An aspiring boxer in a South African ghetto has one last chance at success in Knuckle City. Those who grow up the South African township of Mdantsane have the choice of either being a boxing champion, a career criminal, or dead. The son of slain boxing champion turned gangster Art Nyakama (Zolisa Xaluva), Dudu (Bongile Mantsai) is a 37-year-old womanizer, who is desperate for one last chance to prove himself in the ring. When Dudu’s criminal younger brother Duke (Thembekile Komani) is released from prison, Dudu asks him to seek the help of the gangster Bra Pat (Patrick Ndlovu) for help securing a fight. However, doing so comes with a price for both brothers.

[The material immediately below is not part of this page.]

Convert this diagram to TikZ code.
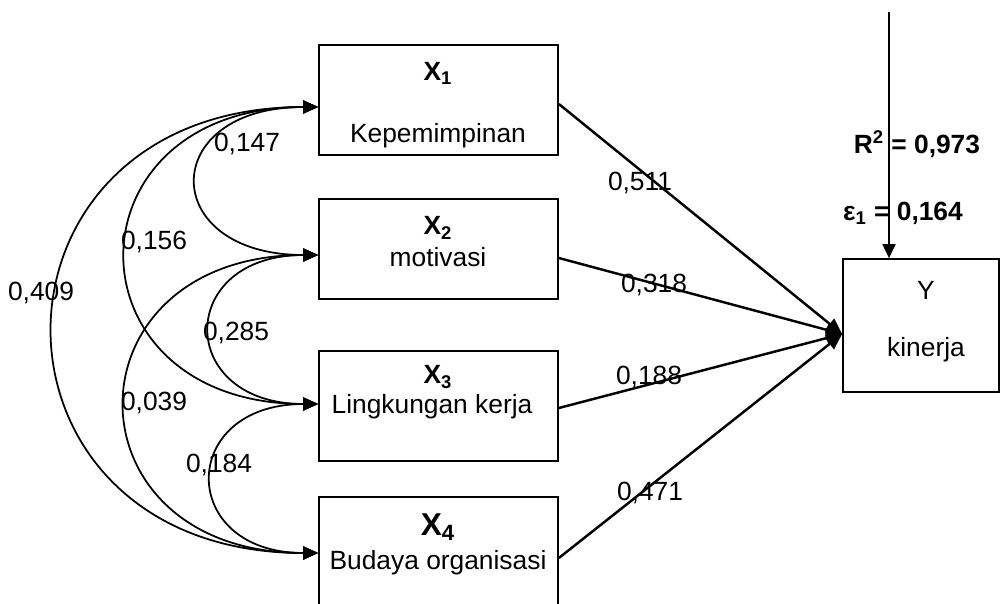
\documentclass[tikz,border=0pt]{standalone}
\usepackage{fontspec}
\setmainfont{Liberation Sans}
\usetikzlibrary{arrows.meta}

\begin{document}
\begin{tikzpicture}[x=0.02cm, y=-0.02cm,
        font=\fontsize{15}{18}\selectfont,
        varbox/.style={draw, line width=1pt, minimum width=4.78cm, inner sep=0pt},
        corr/.style={line width=1pt, {Triangle[length=0.3cm,width=0.26cm]}-{Triangle[length=0.3cm,width=0.26cm]}},
        effect/.style={line width=1.4pt, -{Triangle[length=0.32cm,width=0.27cm]}},
        num/.style={inner sep=0pt}]
        \clip (0,0) rectangle (1001,603);
        \node[varbox, minimum height=2.2cm] (x1) at (438.5,100) {};
        \node[varbox, minimum height=2.0cm] (x2) at (438.5,249) {};
        \node[varbox, minimum height=2.2cm] (x3) at (438.5,406) {};
        \node[varbox, minimum height=2.2cm] (x4) at (438.5,552) {};
        \node[draw, line width=1pt, minimum width=3.12cm, minimum height=2.66cm, inner sep=0pt] (y) at (921,325.5) {};
        \node[num] (x1a) at (438,73) {\textbf{X\textsubscript{1}}};
        \node[num] (x1b) at (438,136) {Kepemimpinan};
        \node[num] (x2a) at (438,228) {\textbf{X\textsubscript{2}}};
        \node[num] (x2b) at (438,257) {motivasi};
        \node[num] (x3a) at (438,377) {\textbf{X\textsubscript{3}}};
        \node[num] (x3b) at (432,407) {Lingkungan kerja};
        \node[num, font=\fontsize{18}{22}\selectfont] (x4a) at (438,527) {\textbf{X\textsubscript{4}}};
        \node[num] (x4b) at (438,563) {Budaya organisasi};
        \node[num] (ya) at (926,290) {Y};
        \node[num] (yb) at (926,350) {kinerja};
        \coordinate (a1) at ([yshift=-0.14cm]x1.west);
        \coordinate (a2) at ([yshift=-0.12cm]x2.west);
        \coordinate (a3) at ([yshift=0.04cm]x3.west);
        \coordinate (a4) at ([yshift=-0.02cm]x4.west);
        \draw[corr] (a1) .. controls +(-161,0) and +(-161,0) .. (a2);
        \draw[corr] (a1) .. controls +(-255,0) and +(-255,0) .. (a3);
        \draw[corr] (a1) .. controls +(-352,0) and +(-352,0) .. (a4);
        \draw[corr] (a2) .. controls +(-143,0) and +(-143,0) .. (a3);
        \draw[corr] (a2) .. controls +(-256,0) and +(-256,0) .. (a4);
        \draw[corr] (a3) .. controls +(-141,0) and +(-141,0) .. (a4);
        \node[num] (c12) at (247,144) {0,147};
        \node[num] (c13) at (154,242) {0,156};
        \node[num] (c14) at (41,293) {0,409};
        \node[num] (c23) at (236,333) {0,285};
        \node[num] (c24) at (154,403) {0,039};
        \node[num] (c34) at (219,465) {0,184};
        \coordinate (yin) at ([yshift=-0.17cm]y.west);
        \draw[effect] ([yshift=-0.08cm]x1.east) -- (yin);
        \draw[effect] ([yshift=-0.18cm]x2.east) -- (yin);
        \draw[effect] ([yshift=-0.04cm]x3.east) -- (yin);
        \draw[effect] ([yshift=-0.12cm]x4.east) -- (yin);
        \node[num] (p1) at (640,183) {0,511};
        \node[num] (p2) at (654,285) {0,318};
        \node[num] (p3) at (649,377) {0,188};
        \node[num] (p4) at (650,493) {0,471};
        \coordinate (etop) at (889,12);
        \draw[line width=1.1pt, -{Triangle[length=0.28cm,width=0.26cm]}] (etop) -- (etop |- y.north);
        \node[num] (rsq) at (917,144) {\textbf{R\textsuperscript{2} = 0,973}};
        \node[num] (eps) at (903,213) {\textbf{ε\textsubscript{1} = 0,164}};
\end{tikzpicture}
\end{document}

South African director Jahmil X.T. Qubeka brings us into the slums of his Mdantsane, which is known for both breeding boxing champions and a high level of crime. The plot of Knuckle City bounces back and forth between the present and 1994 flashbacks, which shows Dudu and Drake’s (played as kids by Inga Mtshizana and Elethu Mfombi) relationship with their father, who was assassinated in a mob-style hit. Together, Dudu and Drake share a love/hate relation, as they each chose different paths of those available to people in Mdantsane.
I would describe Knuckle City as being a crime drama that also wants to be a boxing film. Despite boxing being a major element of the plot, it almost takes a backseat to the story of the brotherly relationship between Dudu and Drake, as well as the criminal underworld that controls the local boxing circuit. While I ultimately found Knuckle City to be merely just fine, I will give the film props for being an entirely South African-set story in the Xhosa language that is still quite accessible to anyone familiar with either boxing or crime films.